Inaugural lecture of Professor Avinash Persaud

 

 

Introduction

Over the course of the last 25 years there has been a slow realisation, that what matters for a successful economy, one that delivers rapidly improving living standards for all, is not the precise levels of interest rates or budget deficits, tax breaks for this or that, it is not the exact calibrations of the instruments of policy; but the institutions of policy.

Three hundred and three years after the Bank of England was founded, we finally hit on the right institutional arrangements for the setting of interest rates. However smart they are - and all Chancellors of the Exchequer consider themselves smart - the temptations of the political cycle have always got the better of them, with interest rates being cut into an election and raised shortly afterwards to repair the damage. The new arrangement, announced by Flash Gordon as he swooped up the steps of the Treasury on his first day at work in 1997, where the Chancellor sets the long-run inflation objective and the Bank has operational independence, is a better institutional framework than before, and the result is more stable and lower interest rates than we might otherwise have had. Prudential Brown may not have killed the economic cycle, but he has probably blunted its political edge.

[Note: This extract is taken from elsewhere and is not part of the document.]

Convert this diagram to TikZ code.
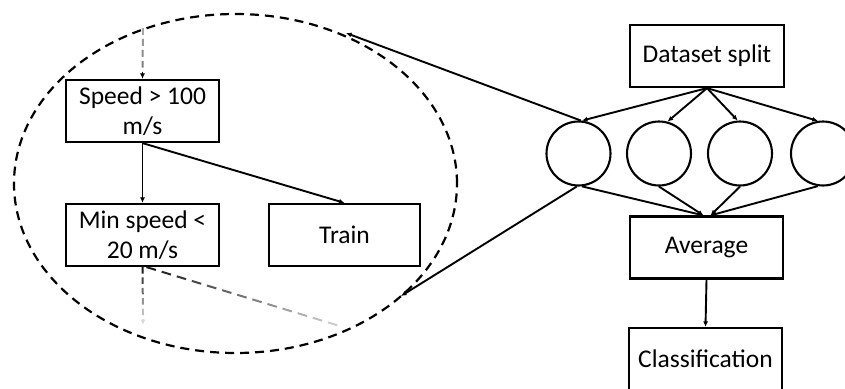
\documentclass[tikz,border=0pt]{standalone}
\usepackage{fontspec}
\setmainfont{Carlito}
\usetikzlibrary{arrows.meta,calc,shapes.geometric}
\newcommand\fadeline[5]{%
  \foreach \k in {1,...,#3}{%
    \pgfmathsetmacro\ta{(\k-1)/#3}%
    \pgfmathsetmacro\tb{(\k-0.38)/#3}%
    \pgfmathtruncatemacro\cc{#4+(#5-#4)*(\k-1)/max(#3-1,1)}%
    \draw[line width=2pt, black!\cc] ($(#1)!\ta!(#2)$) -- ($(#1)!\tb!(#2)$);
  }}
\begin{document}
\begin{tikzpicture}[x=1pt,y=-1pt,
  box/.style={draw, line width=2.2pt, inner sep=0pt, align=center,
    minimum width=153, minimum height=62,
    font=\fontsize{25.5}{30.5}\selectfont},
  ring/.style={draw, circle, line width=2.1pt, minimum size=64, inner sep=0pt},
  arr/.style={line width=1.9pt, -{Latex[length=5.5pt,width=5pt]}}]
\useasboundingbox (0,0) rectangle (845,388);

% zoom ellipse
\node[draw, ellipse, line width=2.2pt, dash pattern=on 9pt off 6pt,
  minimum width=443, minimum height=339, inner sep=0pt] (E) at (235.5,183.5) {};

% decision tree boxes
\node[box] (sp) at (142.5,111) {Speed > 100\\m/s};
\node[box] (ms) at (142.5,235) {Min speed <\\20 m/s};
\node[box, minimum width=151] (tr) at (344.5,235) {Train};

% right side
\node[box, minimum width=154] (ds) at (707,56) {Dataset split};
\node[ring] (c1) at (578.5,153.5) {};
\node[ring] (c2) at (659,153.5) {};
\node[ring] (c3) at (740,153.5) {};
\node[ring] (c4) at (823,153.5) {};
\node[box] (av) at (706.5,247.5) {Average};
\node[box] (cl) at (705.5,359) {Classification};

% faded dashed connectors
\coordinate (tin) at (143,28);
\coordinate (tinE) at ($(sp.north)+(0,-7)$);
\fadeline{tin}{tinE}{4}{35}{50}
\draw[arr] (tinE) -- (sp.north);

\coordinate (dn) at (143,325);
\coordinate (dnE) at ($(dn)+(0,-6)$);
\fadeline{ms.south}{dnE}{5}{90}{25}
\draw[arr, black!15] (dnE) -- (dn);

\coordinate (dg0) at ($(ms.south)+(4,0)$);
\coordinate (dg) at (343,327);
\fadeline{dg0}{dg}{13}{90}{20}

% tree connectors
\draw[arr] (sp.south) -- (ms.north);
\draw[arr] (sp.south) -- (tr.north);

% zoom lines
\coordinate (zt) at (346,33);
\coordinate (zb) at (401,296);
\draw[arr] (c1.86) -- (zt);
\draw[arr] (c1.-93) -- (zb);

% split arrows
\draw[arr] (ds.south) -- (c1.84);
\draw[arr] (ds.south) -- (c2.75);
\draw[arr] (ds.south) -- (c3.94);
\draw[arr] (ds.south) -- (c4.99);

% average arrows
\coordinate (avL) at ($(av.north)+(-3,0)$);
\coordinate (avR) at ($(av.north)+(4,0)$);
\draw[arr] (c1.-84) -- (avL);
\draw[arr] (c2.south) -- (avL);
\draw[arr] (c3.south) -- (avR);
\draw[arr] (c4.-99) -- (avR);

\draw[arr] (av.south) -- (cl.north);
\end{tikzpicture}
\end{document}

[These days I have noticed, my brother's - the Consultant Psychiatrist, Dr. Rajendra Persaud - deep commitment to the National Health Service is as much challenged by the institutional organisation of the health service as by its resources.]

One of the most important institutional frameworks for the economy is the regulatory regime for banks. The role of banks was a little neglected a couple years ago, when storming equity markets provided much of the new money flowing to businesses, or at least into the pockets of businessmen. But then as now, most entrepreneurs start up using bank credit card loans; most businesses are too small to raise money on the stock market and depend on bank finance. A well functioning banking system is critical to the vitality of the economy. As Ajit Singh and more recently Amanda Dickens have argued, this is even more the case in countries with underdeveloped financial markets, but it is important in rich countries too, especially now that equity markets are too traumatised to raise cash for companies.

A listing on Germany's small companies market, the Neurmart has become such a liability for companies, given it price performance and its unsavoury reputation for slack corporate governance, that last week they decided to disband the separate listing. The same may be in store for other equity markets designed to bring investors to small businesses like the UK's Techmark. Stock markets are not substitutes for banks; we need them both. Japan has the second largest stock market in the world, but a wrecked banking system has still helped to wreck the economy.

 

What should be the basis of good and light regulation of banks?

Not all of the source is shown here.